Our study revealed that TAZ/PIPC showed a prolonged t1/2 in the 2.25 g twice daily group and a reduced clearance rate that maintained the blood levels. In the pharmacodynamic analysis, the antibacterial effects of the drug with a MIC value of 32 μg/mL can be expected. Therefore, the 2.25 g twice daily regimen can be considered appropriate for the common modality setting of CRRT used in Japan, which consists of a continuous venovenous hemodiafiltration blood flow of 80 mL.min−1 and blood purification amount of 10–16 mL·kg−1·h−1. However, clearance mediated by the residual renal function is thought to occur in patients who underwent CRRT for non-renal indications, and in such cases, it would be necessary to exercise caution to avoid incidences of under dosing.
Drug metabolism during CRRT is known to be influenced by the percentage liver metabolism exhibited by a patient. In addition, in such situations, the liver metabolism was greatly influenced by various factors, including the liver and residual renal function, tubular secretion,19 and removal of drugs by blood purification of the patient. In our study, the residual renal function was remarkably low, and the rate of drug removal by blood purification was low because the targeted drugs were largely renally excreted, and the criteria for initiating CRRT were renal indication. Therefore, we concluded that the drug concentration was maintained at a lower dose than was expected.

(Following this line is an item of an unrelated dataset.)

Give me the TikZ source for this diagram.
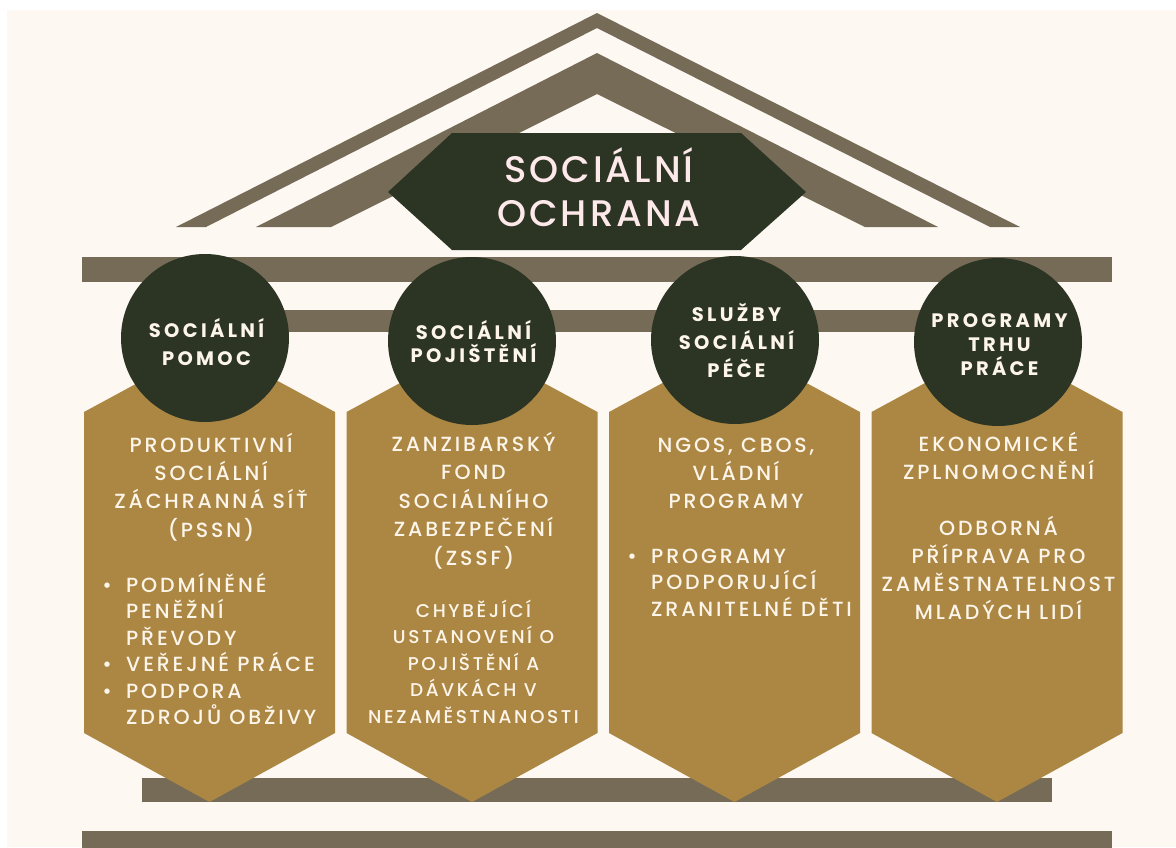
\documentclass[tikz,border=0pt]{standalone}
\usepackage{fontspec}
\setmainfont{Poppins}
\newfontfamily\boxfont[LetterSpace=14]{Poppins Medium}
\newfontfamily\circfont[LetterSpace=17]{Poppins}
\newfontfamily\titlefont[LetterSpace=8]{Poppins Medium}
\definecolor{cream}{HTML}{FDF8F2}
\definecolor{beamc}{HTML}{766B57}
\definecolor{gold}{HTML}{AB8743}
\definecolor{dark}{HTML}{2C3424}
\definecolor{txtc}{HTML}{FDF5EA}
\definecolor{titlec}{HTML}{FDE9EA}
\tikzset{
  beam/.style={fill=beamc},
  pillar/.style={fill=gold},
  medal/.style={circle, fill=dark, minimum size=168pt, inner sep=0pt},
  boxtxt/.style={text=txtc, font=\boxfont\fontsize{20.5}{28.3}\selectfont, align=center, inner sep=0pt, anchor=base},
  listtxt/.style={text=txtc, font=\boxfont\fontsize{20.5}{26.5}\selectfont, align=left, inner sep=0pt, anchor=base west},
  dotmark/.style={text=txtc, font=\boxfont\fontsize{20.5}{26.5}\selectfont, inner sep=0pt, anchor=base},
  circtxt/.style={text=txtc, font=\circfont\bfseries\fontsize{19.5}{28}\selectfont, align=center, inner sep=0pt, anchor=base},
  titletxt/.style={text=titlec, font=\titlefont\fontsize{37}{44}\selectfont, align=center, inner sep=0pt, anchor=base},
}
\begin{document}
\begin{tikzpicture}[x=1pt,y=-1pt]
\useasboundingbox (0,0) rectangle (1176,847);
\fill[white] (0,0) rectangle (1176,847);
\fill[cream] (7,10) rectangle (1176,847);
% roof
\fill[beamc] (176,227) -- (597,13) -- (1020,227) -- (990,227) -- (597,28) -- (206,227) -- cycle;
\fill[beamc] (256,227) -- (597,53) -- (938,227) -- (865,227) -- (597,94) -- (331,227) -- cycle;
% title
\fill[dark] (452,133) -- (741,133) -- (806,192) -- (741,250) -- (452,250) -- (388,192) -- cycle;
\node[titletxt] (title) at (599,226) {SOCIÁLNÍ\\OCHRANA};
% beams
\fill[beam] (82,257) rectangle (1112,282);
\fill[beam] (145,310) rectangle (1050,332);
\fill[beam] (142,778) rectangle (1052,802);
\fill[beam] (82,831) rectangle (1112,848);
% pillars
\foreach \cx in {209.5,472,734.5,997}{
  \fill[pillar] (\cx,344) -- (\cx+125.5,412) -- (\cx+125.5,733) -- (\cx,802) -- (\cx-125.5,733) -- (\cx-125.5,412) -- cycle;
}
% medals
\node[medal] (m1) at (205,338) {};
\node[medal] (m2) at (472,341) {};
\node[medal] (m3) at (735,340) {};
\node[medal] (m4) at (998,342) {};
\node[circtxt] (c1) at (206.5,365) {SOCIÁLNÍ\\POMOC};
\node[circtxt, font=\circfont\bfseries\fontsize{19.5}{23}\selectfont] (c2) at (473.5,362) {SOCIÁLNÍ\\POJIŠTĚNÍ};
\node[circtxt] (c3) at (736.5,377) {SLUŽBY\\SOCIÁLNÍ\\PÉČE};
\node[circtxt, font=\circfont\bfseries\fontsize{19.5}{24}\selectfont] (c4) at (999.5,375) {PROGRAMY\\TRHU\\PRÁCE};
% column 1
\node[boxtxt] (h1) at (211,537) {PRODUKTIVNÍ\\SOCIÁLNÍ\\ZÁCHRANNÁ SÍŤ\\(PSSN)};
\node[listtxt] (l1a) at (126,724.5) {PODMÍNĚNÉ\\PENĚŽNÍ\\PŘEVODY\\VEŘEJNÉ PRÁCE\\PODPORA\\ZDROJŮ OBŽIVY};
\node[dotmark] (d1a) at (107,592) {•};
\node[dotmark] (d1b) at (107,671.5) {•};
\node[dotmark] (d1c) at (107,698) {•};
% column 2
\node[boxtxt, font=\boxfont\fontsize{20.5}{28.5}\selectfont] (h2) at (473.5,565) {ZANZIBARSKÝ\\FOND\\SOCIÁLNÍHO\\ZABEZPEČENÍ\\(ZSSF)};
\node[boxtxt, font=\boxfont\fontsize{18.5}{26.5}\selectfont] (h2b) at (473.5,723) {CHYBĚJÍCÍ\\USTANOVENÍ O\\POJIŠTĚNÍ A\\DÁVKÁCH V\\NEZAMĚSTNANOSTI};
% column 3
\node[boxtxt] (h3) at (736,508.6) {NGOS, CBOS,\\VLÁDNÍ\\PROGRAMY};
\node[listtxt] (l3a) at (651,616) {PROGRAMY\\PODPORUJÍCÍ\\ZRANITELNÉ DĚTI};
\node[dotmark] (d3a) at (632,563) {•};
% column 4
\node[boxtxt, font=\boxfont\fontsize{20.5}{28}\selectfont] (h4) at (998.5,479) {EKONOMICKÉ\\ZPLNOMOCNĚNÍ};
\node[boxtxt, font=\boxfont\fontsize{20.5}{28}\selectfont] (h4b) at (998.5,619) {ODBORNÁ\\PŘÍPRAVA PRO\\ZAMĚSTNATELNOST\\MLADÝCH LIDÍ};
\end{tikzpicture}
\end{document}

We have to state a limitation of this study. The number of investigations was 10. They are very small, and it may be insufficient to assert that 2.25 g twice a day as the dosage of TAZ/PIPC during CRRT is the most appropriate. But we think that just because CRRT is performed does not mean we have to increase the amount and time of dosage of the medicine.
Considering that the common modality setting of TAZ/PIPC administration during CRRT in Japan uses a dosage of 2.25 g twice daily where the blood levels are maintained, we propose that the dose and frequency are appropriate, based on the outcome of this study.
The authors report no conflicts of interest in this work.